No son mis oraciones ni el lugar donde las hagas lo que realmente tiene valor, sino el reconocerte, Señor, dentro de mí y el de dejarte instalar en todo mi corazón. Ese es mi templo, Señor, que yo humildemente te preparo y al que te invito a establecerte. Quiero, Dios mío, honrarte, entregándote mi corazón y todo mi ser al servicio de tu proyecto de Amor y Misericordia.
Y, por eso, Señor, necesito alabarte y adorarte, dentro de mí y dentro de cada hombre y mujer necesitados. Y lo hago en la medida que cumplo ese tu Mandato de Amor hacia todos los hombres. Sobre todo a los más necesitados.
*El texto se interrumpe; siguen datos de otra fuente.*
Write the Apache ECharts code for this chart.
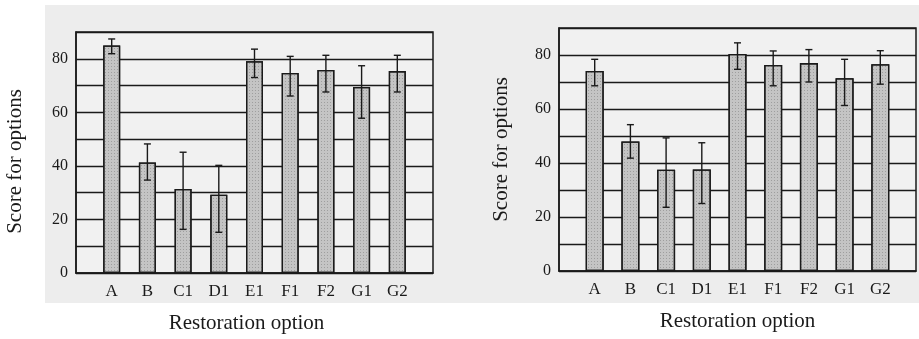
<!DOCTYPE html>
<html>
<head>
<meta charset="utf-8">
<script src="https://cdn.jsdelivr.net/npm/echarts@6/dist/echarts.min.js"></script>
<style>
  html, body { margin: 0; padding: 0; background: #fff; }
  #chart { width: 919px; height: 339px; }
</style>
</head>
<body>
<div id="chart"></div>
<script>
// categories shared by both panels
const categories = ['A', 'B', 'C1', 'D1', 'E1', 'F1', 'F2', 'G1', 'G2'];
const yTicks = [0, 20, 40, 60, 80];

// left panel: mean score and error-bar ends
const leftMean = [85, 41.3, 31.4, 29.2, 79.1, 74.7, 75.8, 69.5, 75.4];
const leftHigh = [87.4, 48.2, 45.1, 40.2, 83.6, 80.9, 81.3, 77.4, 81.3];
const leftLow = [81.9, 34.7, 16.3, 15.2, 73.0, 66.1, 67.6, 57.8, 67.6];

// right panel
const rightMean = [74.1, 48.0, 37.5, 37.6, 80.4, 76.3, 77.0, 71.4, 76.6];
const rightHigh = [78.4, 54.2, 49.3, 47.5, 84.5, 81.5, 82.0, 78.4, 81.6];
const rightLow = [68.6, 41.8, 23.6, 25.0, 74.7, 68.6, 70.0, 61.3, 69.2];

const ink = '#1a1a1a';
const font = 'Liberation Serif';

function xAxisFor (gridIndex, namePad){
    return {
        type: 'value',
        gridIndex: gridIndex,
        min: 0, max: 10, interval: 1,
        name: 'Restoration option',
        nameLocation: 'middle',
        nameGap: 40,
        nameTextStyle: {fontFamily: font, fontSize: 21, color: ink, padding: namePad},
        axisLine: {show: true, lineStyle: {color: ink, width: 1.5}},
        axisTick: {show: false},
        splitLine: {show: false},
        axisLabel: {
            fontFamily: font, fontSize: 17, color: ink, margin: 10,
            formatter: v => categories[v - 1] || ''
        }
    };
}

function yAxisFor (gridIndex, nameGap, namePad){
    return {
        type: 'value',
        gridIndex: gridIndex,
        min: 0, max: 90, interval: 10,
        name: 'Score for options',
        nameLocation: 'middle',
        nameGap: nameGap,
        nameTextStyle: {fontFamily: font, fontSize: 21, color: ink, padding: namePad},
        axisLine: {show: true, lineStyle: {color: ink, width: 1.5}},
        axisTick: {show: false},
        splitLine: {show: true, lineStyle: {color: ink, width: 1.3}},
        axisLabel: {
            fontFamily: font, fontSize: 16, color: ink, margin: 8,
            formatter: v => yTicks.indexOf(v) >= 0 ? String(v) : ''
        }
    };
}

function barSeries (axisIndex, means, width){
    return {
        type: 'bar',
        xAxisIndex: axisIndex,
        yAxisIndex: axisIndex,
        barWidth: width,
        data: means.map((v, i) => [i + 1, v]),
        itemStyle: {
            color: '#c4c4c4',
            borderColor: ink,
            borderWidth: 1.3,
            decal: {
                symbol: 'rect',
                symbolSize: 1,
                color: 'rgba(90,90,90,0.35)',
                dashArrayX: [1, 2],
                dashArrayY: [1, 2],
                rotation: 0
            }
        },
        z: 3
    };
}

function errorSeries (axisIndex, lows, highs){
    return {
        type: 'custom',
        xAxisIndex: axisIndex,
        yAxisIndex: axisIndex,
        data: lows.map((lo, i) => [i + 1, lo, highs[i]]),
        renderItem: function (params, api){
            const top = api.coord([api.value(0), api.value(2)]);
            const bot = api.coord([api.value(0), api.value(1)]);
            const half = 3.5;
            const style = {stroke: ink, lineWidth: 1.4};
            return {
                type: 'group',
                children: [
                    {type: 'line', shape: {x1: top[0], y1: top[1], x2: bot[0], y2: bot[1]}, style: style},
                    {type: 'line', shape: {x1: top[0] - half, y1: top[1], x2: top[0] + half, y2: top[1]}, style: style},
                    {type: 'line', shape: {x1: bot[0] - half, y1: bot[1], x2: bot[0] + half, y2: bot[1]}, style: style}
                ]
            };
        },
        z: 5
    };
}

const chart = echarts.init(document.getElementById('chart'));
chart.setOption({
    animation: false,
    backgroundColor: '#fff',
    graphic: [{
        type: 'rect',
        shape: {x: 45, y: 5, width: 874, height: 298},
        style: {fill: '#ededed'},
        z: -10
    }],
    grid: [
        {left: 76, top: 32, width: 357, height: 242, show: true,
         backgroundColor: '#f1f1f1', borderColor: ink, borderWidth: 1.5},
        {left: 559, top: 28, width: 362, height: 243, show: true,
         backgroundColor: '#f1f1f1', borderColor: ink, borderWidth: 1.5}
    ],
    xAxis: [xAxisFor(0, [0, 16, 0, 0]), xAxisFor(1, [0, 0, 0, 0])],
    yAxis: [yAxisFor(0, 50, [0, 18, 0, 0]), yAxisFor(1, 47, [0, 0, 0, 0])],
    series: [
        barSeries(0, leftMean, 17),
        errorSeries(0, leftLow, leftHigh),
        barSeries(1, rightMean, 18),
        errorSeries(1, rightLow, rightHigh)
    ]
});
</script>
</body>
</html>
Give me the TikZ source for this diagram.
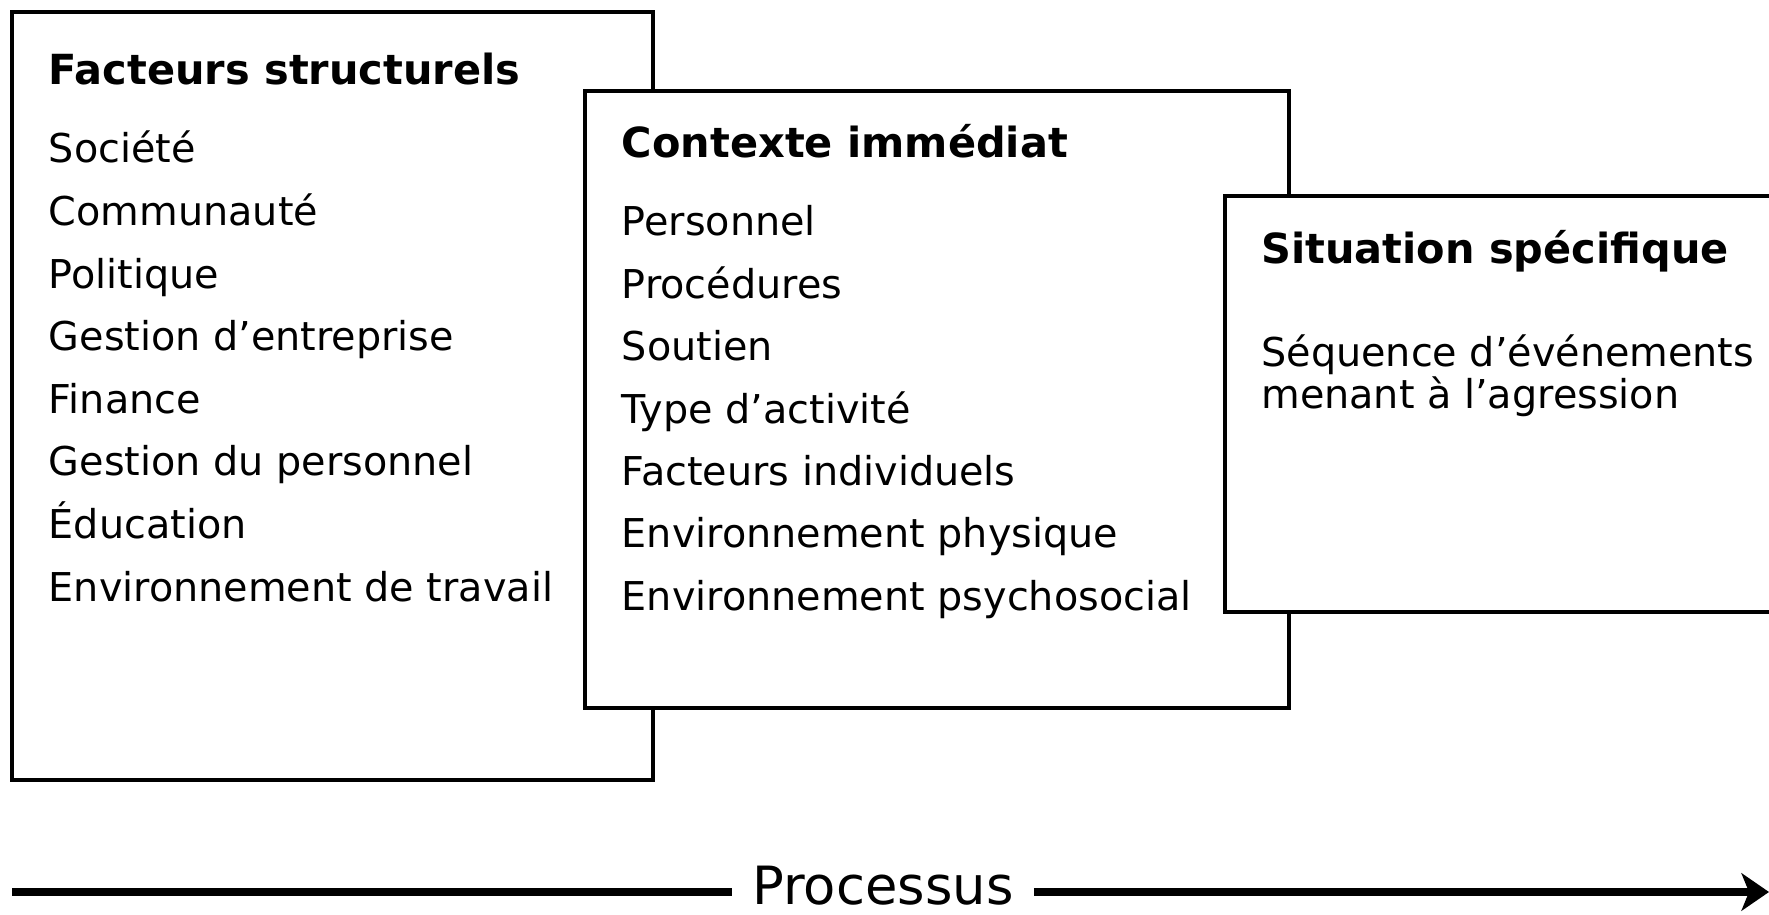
\documentclass[tikz,border=0pt]{standalone}
\usepackage{fontspec}
\setmainfont{DejaVu Sans}
\usetikzlibrary{arrows.meta}

\tikzset{
    box/.style={line width=2.2pt, fill=white},
    item/.style={anchor=base west, inner sep=0pt, font=\fontsize{22.6}{27}\selectfont},
    heading/.style={item, font=\fontsize{23.6}{27}\selectfont\bfseries}
}

\begin{document}
\begin{tikzpicture}
    \useasboundingbox (0, 0) rectangle (35.38, 18.3);
    \fill[white] (0, 0) rectangle (35.38, 18.3);

    % Facteurs structurels
    \draw[box] (0.24, 2.7) rectangle (13.06, 18.06);
    \node[heading] (fs) at (0.97, 16.6) {Facteurs structurels};
    \foreach \t [count=\i] in {Société, Communauté, Politique, Gestion d’entreprise, Finance, Gestion du personnel, Éducation, Environnement de travail}
        \node[item] (fs\i) at (0.97, 15.04 - 1.252*\i + 1.252) {\t};

    % Contexte immediat
    \draw[box] (11.7, 4.14) rectangle (25.78, 16.48);
    \node[heading] (ci) at (12.43, 15.14) {Contexte immédiat};
    \foreach \t [count=\i] in {Personnel, Procédures, Soutien, Type d’activité, Facteurs individuels, Environnement physique, Environnement psychosocial}
        \node[item] (ci\i) at (12.43, 13.58 - 1.248*\i + 1.248) {\t};

    % Situation specifique
    \draw[box] (24.5, 6.06) rectangle (36.5, 14.38);
    \node[heading] (ss) at (25.22, 13.02) {Situation spécifique};
    \node[item] (ss1) at (25.22, 10.96) {Séquence d’événements};
    \node[item] (ss2) at (25.22, 10.12) {menant à l’agression};

    % Processus
    \coordinate (p0) at (0.24, 0.46);
    \coordinate (p1) at (35.38, 0.46);
    \node[font=\fontsize{30}{34}\selectfont, inner sep=0pt] (proc) at (17.66, 0.58) {Processus};
    \draw[line width=4pt] (p0) -- ([xshift=-0.4cm]proc.west |- p0);
    \draw[line width=4pt, -{Stealth[length=0.55cm, width=0.75cm, inset=0.15cm]}] ([xshift=0.4cm]proc.east |- p1) -- (p1);
\end{tikzpicture}
\end{document}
Quiero, Señor, pasar desapercibido y esconderme en tu amor. Un amor que me ayuda a partirme y repartirme como Tú, Señor, haces con cada uno de nosotros. Y es eso lo que te pido, Dios mío, la perseverancia de vivir adorándote y alimentándome de tu Cuerpo y tu Sangre, para fortalecer mi alma y vivir en tu Palabra y Amor encarnado en todos los hombres. Ese es el templo, Dios mío, que quiero guardar, cuidar y visitar todos los días de mi vida. Amén.